The Bermuda Government requires investors to consider employing Bermudian workers where at all possible. To support this objective, the Bermuda Department of Immigration implemented two rules. The first rule states that companies must hire an equally qualified Bermudian or qualified spouse of a Bermudian before hiring a qualified foreign national. The second rule states that foreign workers may work in Bermuda for up to six years unless their employers can demonstrate that they are “key employees” whereupon they may be permitted to work in Bermuda for up to nine years. These rules ensure that foreign nationals do not remain on the island for extended periods of time with the possibility of becoming permanent residents. The GOB’s objectives are to encourage the training and eventual hiring of locals to fill senior management positions. Thus, while limited work permits are issued to foreigners, there is a constant need on the part of corporations to prove that qualified Bermudians are unavailable to perform the job.

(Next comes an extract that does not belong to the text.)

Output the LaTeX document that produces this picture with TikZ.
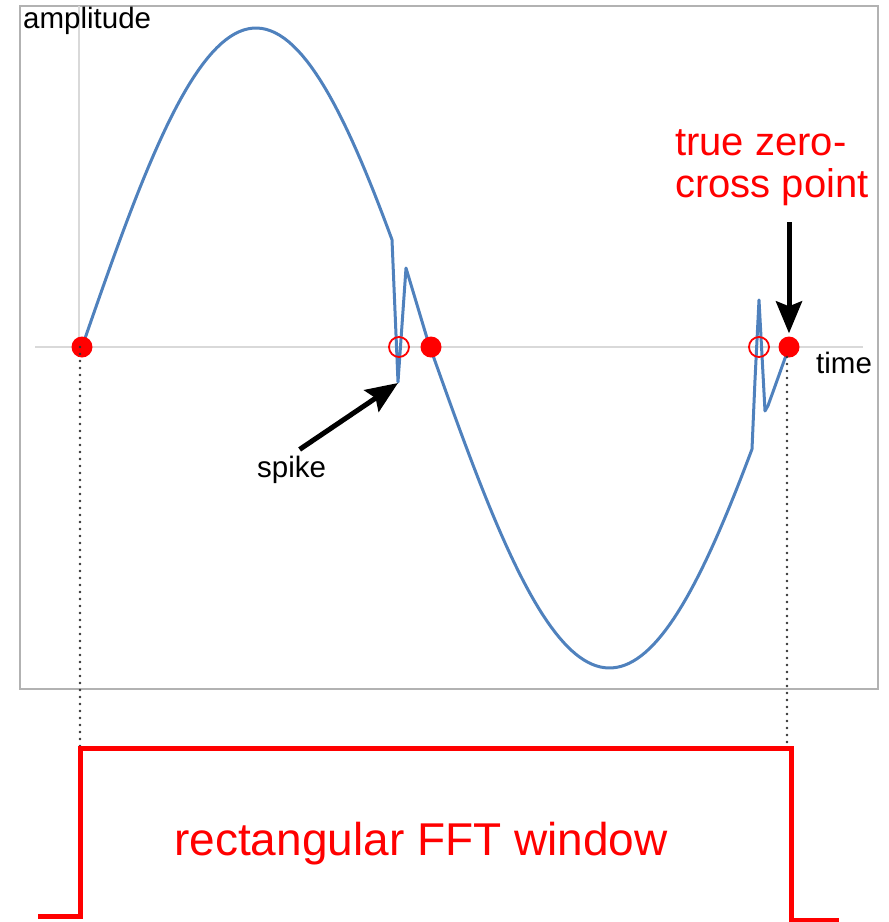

Although Bermuda continues to have labor disputes (covered under the Labour Disputes Act (1992)), the number of disputes has decreased in recent years due in part to the passage of fair labor laws favored by most Bermudians. The government-related labor force is highly unionized; labor relations can be adversarial and at times contentious, particularly in the public service sector and the hotel industry.

Foreign Trade Zones/Free Ports

Bermuda has no free port or duty-free import zones.

Foreign Direct Investment Statistics

There are few details available regarding foreign direct investment in Bermuda. In general, ownership in the Bermuda insurance sector is geographically diverse, but U.S. companies own approximately 60% of the active commercial insurers. Bermudian-owned and European-owned insurers represent approximately 20% and 15% of the market, respectively. Around one in three commercial insurers are publicly-listed companies of which two-thirds were listed on U.S. exchanges. The insurance sector accounted for approximately 10% of the total employment of 40,213 in Bermuda in 2008. The growth in the insurance sector helped boost the market’s total assets, which grew 7% in 2008. The combined assets of Bermuda’s commercial and captive insurers were $472.96 billion at year-end 2008 compared with $442.24 billion a year earlier.